07
April
2013
|
20:00 PM
America/New_York

NICER selected for implementation through NASA's Astrophysics Explorers Program

On April 5, 2013, NASA's Astrophysics Explorers Program announced the selection of the Neutron Star Interior Composition Explorer (NICER) mission for implementation toward a launch in 2017. NICER and another selected mission, the Transiting Exoplanet Survey Satellite (TESS), offered the best scientific value and most feasible development plans among four concept studies that were submitted to NASA in September 2012. NICER is an experiment designed to fly on the International Space Station, to probe the internal makeup of neutron stars and test a cutting-edge space navigation technology using the pulsed X-ray emissions of neutron stars.

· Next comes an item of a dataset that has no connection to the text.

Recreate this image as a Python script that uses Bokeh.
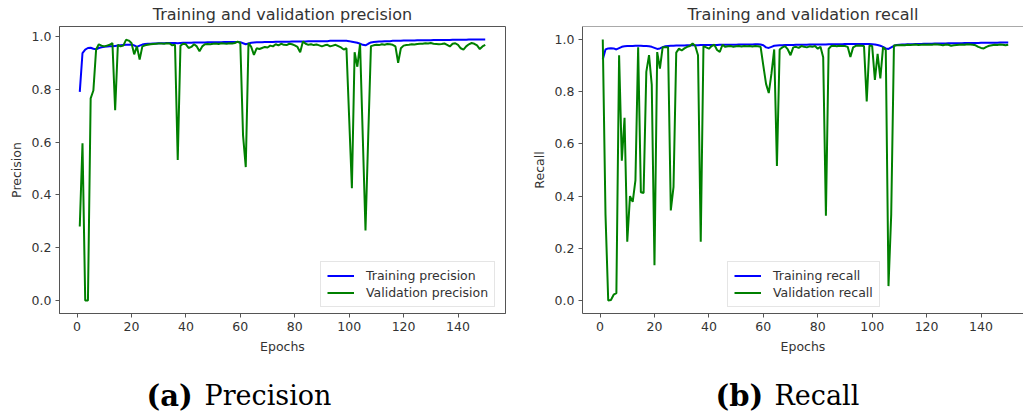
from bokeh.plotting import figure
from bokeh.models import ColumnDataSource, Range1d, FixedTicker, PrintfTickFormatter, Span
from bokeh.layouts import row, column
from bokeh.core.properties import value
from bokeh.embed import file_html
from bokeh.resources import INLINE

epochs = list(range(1, 151))

train_precision = [
    0.790, 0.937, 0.950, 0.956, 0.957, 0.953, 0.951, 0.956, 0.959, 0.961,
    0.962, 0.963, 0.963, 0.964, 0.965, 0.966, 0.967, 0.968, 0.968, 0.969,
    0.966, 0.960, 0.965, 0.969, 0.971, 0.972, 0.972, 0.973, 0.973, 0.974,
    0.974, 0.974, 0.975, 0.975, 0.975, 0.975, 0.974, 0.975, 0.976, 0.976,
    0.976, 0.976, 0.977, 0.977, 0.977, 0.977, 0.977, 0.978, 0.978, 0.978,
    0.978, 0.978, 0.978, 0.979, 0.979, 0.979, 0.979, 0.979, 0.979, 0.978,
    0.974, 0.970, 0.973, 0.976, 0.977, 0.978, 0.978, 0.978, 0.979, 0.979,
    0.979, 0.979, 0.980, 0.980, 0.980, 0.980, 0.980, 0.980, 0.981, 0.981,
    0.981, 0.981, 0.981, 0.981, 0.982, 0.982, 0.982, 0.982, 0.982, 0.982,
    0.982, 0.982, 0.983, 0.983, 0.983, 0.983, 0.983, 0.983, 0.983, 0.982,
    0.980, 0.978, 0.976, 0.972, 0.968, 0.966, 0.972, 0.977, 0.979, 0.980,
    0.981, 0.981, 0.982, 0.982, 0.982, 0.983, 0.983, 0.983, 0.983, 0.984,
    0.984, 0.984, 0.984, 0.984, 0.985, 0.985, 0.985, 0.985, 0.985, 0.985,
    0.986, 0.986, 0.986, 0.986, 0.986, 0.986, 0.986, 0.987, 0.987, 0.987,
    0.987, 0.987, 0.987, 0.988, 0.988, 0.988, 0.988, 0.988, 0.988, 0.988,
]

val_precision = [
    0.280, 0.595, 0.000, 0.000, 0.765, 0.795, 0.950, 0.970, 0.965, 0.962,
    0.965, 0.968, 0.975, 0.720, 0.968, 0.962, 0.965, 0.987, 0.984, 0.975,
    0.932, 0.962, 0.912, 0.962, 0.966, 0.968, 0.970, 0.971, 0.972, 0.973,
    0.973, 0.972, 0.974, 0.973, 0.966, 0.968, 0.532, 0.965, 0.972, 0.970,
    0.956, 0.960, 0.970, 0.962, 0.944, 0.962, 0.970, 0.971, 0.970, 0.972,
    0.973, 0.971, 0.974, 0.973, 0.972, 0.974, 0.973, 0.975, 0.980, 0.975,
    0.625, 0.505, 0.975, 0.960, 0.930, 0.955, 0.952, 0.956, 0.960, 0.958,
    0.965, 0.962, 0.970, 0.966, 0.972, 0.968, 0.967, 0.972, 0.970, 0.966,
    0.960, 0.940, 0.981, 0.972, 0.968, 0.970, 0.967, 0.969, 0.966, 0.962,
    0.966, 0.968, 0.962, 0.965, 0.968, 0.963, 0.958, 0.950, 0.955, 0.690,
    0.425, 0.940, 0.885, 0.972, 0.620, 0.265, 0.620, 0.963, 0.966, 0.968,
    0.967, 0.970, 0.968, 0.971, 0.970, 0.968, 0.962, 0.900, 0.955, 0.965,
    0.967, 0.968, 0.970, 0.969, 0.971, 0.972, 0.972, 0.974, 0.973, 0.975,
    0.972, 0.971, 0.970, 0.971, 0.973, 0.968, 0.962, 0.972, 0.974, 0.968,
    0.955, 0.950, 0.962, 0.970, 0.975, 0.972, 0.966, 0.952, 0.962, 0.968,
]

train_recall = [
    0.924, 0.962, 0.966, 0.967, 0.966, 0.962, 0.967, 0.972, 0.974, 0.975,
    0.975, 0.975, 0.976, 0.976, 0.976, 0.975, 0.975, 0.974, 0.972, 0.968,
    0.964, 0.966, 0.971, 0.974, 0.975, 0.976, 0.976, 0.977, 0.977, 0.977,
    0.977, 0.978, 0.978, 0.978, 0.978, 0.978, 0.979, 0.979, 0.979, 0.979,
    0.979, 0.979, 0.979, 0.980, 0.980, 0.980, 0.980, 0.980, 0.980, 0.980,
    0.981, 0.981, 0.981, 0.981, 0.981, 0.981, 0.982, 0.982, 0.981, 0.978,
    0.970, 0.968, 0.972, 0.976, 0.977, 0.978, 0.978, 0.979, 0.979, 0.979,
    0.979, 0.980, 0.980, 0.980, 0.980, 0.980, 0.981, 0.981, 0.981, 0.981,
    0.981, 0.981, 0.981, 0.982, 0.982, 0.982, 0.982, 0.982, 0.982, 0.983,
    0.983, 0.983, 0.983, 0.983, 0.983, 0.983, 0.983, 0.983, 0.983, 0.982,
    0.981, 0.979, 0.976, 0.972, 0.966, 0.964, 0.970, 0.976, 0.979, 0.980,
    0.981, 0.981, 0.982, 0.982, 0.982, 0.983, 0.983, 0.983, 0.984, 0.984,
    0.984, 0.984, 0.985, 0.985, 0.985, 0.985, 0.985, 0.986, 0.986, 0.986,
    0.986, 0.986, 0.986, 0.987, 0.987, 0.987, 0.987, 0.987, 0.987, 0.988,
    0.988, 0.988, 0.988, 0.988, 0.988, 0.988, 0.989, 0.989, 0.989, 0.989,
]

val_recall = [
    1.000, 0.330, 0.000, 0.002, 0.022, 0.028, 0.940, 0.536, 0.700, 0.225,
    0.400, 0.378, 0.460, 0.970, 0.415, 0.412, 0.876, 0.940, 0.826, 0.135,
    0.952, 0.889, 0.970, 0.970, 0.970, 0.345, 0.435, 0.950, 0.965, 0.958,
    0.966, 0.972, 0.975, 0.985, 0.975, 0.940, 0.225, 0.975, 0.970, 0.965,
    0.975, 0.980, 0.960, 0.953, 0.980, 0.972, 0.974, 0.975, 0.972, 0.974,
    0.975, 0.973, 0.975, 0.974, 0.975, 0.973, 0.975, 0.974, 0.972, 0.900,
    0.830, 0.795, 0.870, 0.962, 0.515, 0.962, 0.970, 0.975, 0.962, 0.940,
    0.970, 0.972, 0.968, 0.975, 0.972, 0.970, 0.974, 0.972, 0.975, 0.965,
    0.972, 0.932, 0.325, 0.965, 0.975, 0.976, 0.974, 0.976, 0.975, 0.975,
    0.972, 0.933, 0.970, 0.976, 0.977, 0.976, 0.975, 0.763, 0.977, 0.975,
    0.845, 0.945, 0.851, 0.971, 0.960, 0.055, 0.330, 0.977, 0.978, 0.978,
    0.979, 0.978, 0.980, 0.979, 0.980, 0.981, 0.979, 0.980, 0.981, 0.980,
    0.981, 0.980, 0.982, 0.981, 0.980, 0.978, 0.981, 0.980, 0.976, 0.978,
    0.979, 0.980, 0.981, 0.980, 0.982, 0.981, 0.980, 0.978, 0.972, 0.968,
    0.966, 0.972, 0.976, 0.978, 0.980, 0.979, 0.981, 0.980, 0.978, 0.980,
]

x_ticks = [0, 20, 40, 60, 80, 100, 120, 140]
y_ticks = [0.0, 0.2, 0.4, 0.6, 0.8, 1.0]

caption_tags = ["(a)", "(b)"]
caption_texts = ["Precision", "Recall"]

TEXT = "#333333"
SPINE = "#555555"
FONT = "DejaVu Sans"
BLUE = "#0000ff"
GREEN = "#008000"


def padded(values):
    lo, hi = min(values), max(values)
    pad = 0.05 * (hi - lo)
    return lo - pad, hi + pad


def make_panel(train, val, title, ylabel, train_lbl, val_lbl, width,
               mb_left, mb_right, frame_w, full_frame_w, legend_x, open_right):
    x0, x1 = padded(epochs)
    # frame cut at the picture edge -> cut the range at the same scale
    x1 = x0 + (x1 - x0) * frame_w / full_frame_w
    y0, y1 = padded(train + val)
    p = figure(width=width, height=360, output_backend="svg", toolbar_location=None,
               x_range=Range1d(x0, x1), y_range=Range1d(y0, y1),
               min_border_left=mb_left, min_border_right=mb_right,
               min_border_top=24, min_border_bottom=47,
               background_fill_color="white", border_fill_color="white")
    p.title.text = title
    p.title.text_font = FONT
    p.title.text_font_size = "16px"
    p.title.text_font_style = "normal"
    p.title.text_color = TEXT
    p.title.align = "center"
    p.title.standoff = 5
    p.xgrid.visible = False
    p.ygrid.visible = False
    if open_right:
        p.outline_line_color = None
        p.add_layout(Span(location=y1, dimension="width", line_color=SPINE, line_width=1))
    else:
        p.outline_line_color = SPINE
        p.outline_line_width = 1
    src = ColumnDataSource(dict(x=epochs, train=train, val=val))
    p.line("x", "train", source=src, line_color=BLUE, line_width=2, legend_label=train_lbl)
    p.line("x", "val", source=src, line_color=GREEN, line_width=2, legend_label=val_lbl)

    for ax in (p.xaxis[0], p.yaxis[0]):
        ax.axis_line_color = SPINE
        ax.major_tick_line_color = SPINE
        ax.major_tick_out = 4
        ax.major_tick_in = 0
        ax.minor_tick_line_color = None
        ax.major_label_text_font = FONT
        ax.major_label_text_font_size = "12.5px"
        ax.major_label_text_color = TEXT
        ax.axis_label_text_font = FONT
        ax.axis_label_text_font_size = "12.5px"
        ax.axis_label_text_font_style = "normal"
        ax.axis_label_text_color = TEXT
        ax.major_label_standoff = 4
        ax.axis_label_standoff = 5
    p.xaxis[0].ticker = FixedTicker(ticks=x_ticks)
    p.yaxis[0].ticker = FixedTicker(ticks=y_ticks)
    p.yaxis[0].formatter = PrintfTickFormatter(format="%.1f")
    p.xaxis[0].axis_label = "Epochs"
    p.yaxis[0].axis_label = ylabel

    lg = p.legend[0]
    lg.location = (legend_x, 6)
    lg.label_text_font = FONT
    lg.label_text_font_size = "12.5px"
    lg.label_text_color = TEXT
    lg.glyph_width = 27
    lg.glyph_height = 11
    lg.label_height = 11
    lg.label_standoff = 12
    lg.spacing = 2
    lg.padding = 6
    lg.margin = 0
    lg.border_line_color = "#cccccc"
    lg.border_line_width = 1
    lg.background_fill_color = "white"
    lg.background_fill_alpha = 0.8
    return p


left = make_panel(train_precision, val_precision, "Training and validation precision", "Precision",
                  "Training precision", "Validation precision", 528, 59, 23, 446, 446, 261, False)
right = make_panel(train_recall, val_recall, "Training and validation recall", "Recall",
                   "Training recall", "Validation recall", 495, 54, 0, 441, 446, 145, True)

# caption strip (pixel coordinates, y grows downward)
cap = figure(width=1023, height=58, output_backend="svg", toolbar_location=None,
             x_range=Range1d(0, 1023), y_range=Range1d(58, 0),
             min_border=0, outline_line_color=None,
             background_fill_color="white", border_fill_color="white")
cap.axis.visible = False
cap.xgrid.visible = False
cap.ygrid.visible = False
cap_src = ColumnDataSource(dict(tag=caption_tags, txt=caption_texts,
                                tx=[146, 715], wx=[204, 774], y=[35, 35]))
cap.text(x="tx", y="y", text="tag", source=cap_src, text_font=value("DejaVu Serif"),
         text_font_size="29px", text_font_style="bold", text_color="black",
         text_baseline="alphabetic", text_align="left")
cap.text(x="wx", y="y", text="txt", source=cap_src, text_font=value("DejaVu Serif"),
         text_font_size="27px", text_font_style="normal", text_color="black",
         text_baseline="alphabetic", text_align="left")

layout = column(row(left, right, spacing=0), cap, spacing=0)
open("out.html", "w").write(file_html(layout, INLINE))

NICER's Principal Investigator is Keith Gendreau of NASA's Goddard Space Flight Center in Greenbelt, MD; its Deputy Principal Investigator is USRA Sr. Research Scientist Zaven Arzoumanian. USRA scientists Stephen Drake and Yang Soong are also members of the NICER team. "A neutron star is at the threshold density for matter - if it were compressed any further, it would collapse completely in on itself and become a black hole" said Dr. Arzoumanian. "We have no way of creating or studying this matter in any laboratory. There are many theories about what it is and how it behaves, but the only way to test our models and understand what happens to matter under such incredible pressures is to study neutron stars," he added. "The closest we come to simulating these conditions is in particle accelerators that smash atoms together at almost the speed of light. However, these collisions are not an exact substitute - they only last a split second, and they generate temperatures that are much higher than that which exists inside neutron stars."

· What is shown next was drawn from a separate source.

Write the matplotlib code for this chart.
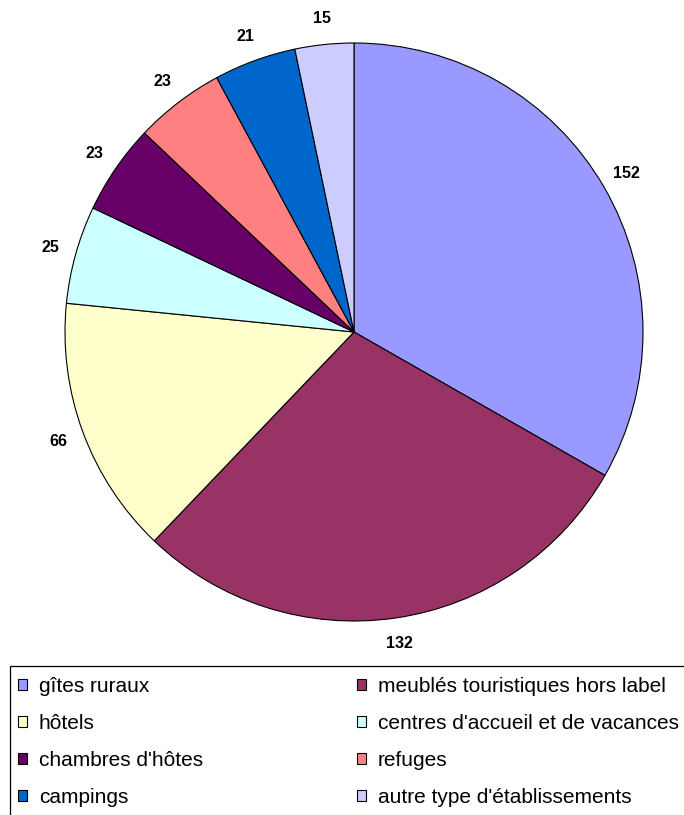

The mission, also known as NICER/SEXTANT (Station Explorer for X-ray Timing and Navigation Technology), will also demonstrate a groundbreaking navigation technology - using neutron stars as natural beacons - that could revolutionize NASA's ability to explore the Solar System, including Mars and beyond.


Supported by the Explorers Program in NASA's Science Mission Directorate and the Space Technology Mission Directorate's Game Changing Development Program, the mission team includes the Massachusetts Institute of Technology and commercial partners, who are providing spaceflight hardware. The Naval Research Laboratory and universities across the United States, as well as in Canada and Mexico, are providing science expertise.

Universities Space Research Association (USRA) is an independent, nonprofit research corporation where the combined efforts of in-house talent and university-based expertise merge to advance space science and technology. USRA works across disciplines including biomedicine, astrophysics, and engineering and integrates those competencies into applications ranging from fundamental research to facility management and operations. USRA engages the creativity and authoritative expertise of the research community to develop and deliver sophisticated, forward-looking solutions to Federal agencies and other customers - on schedule and within budget.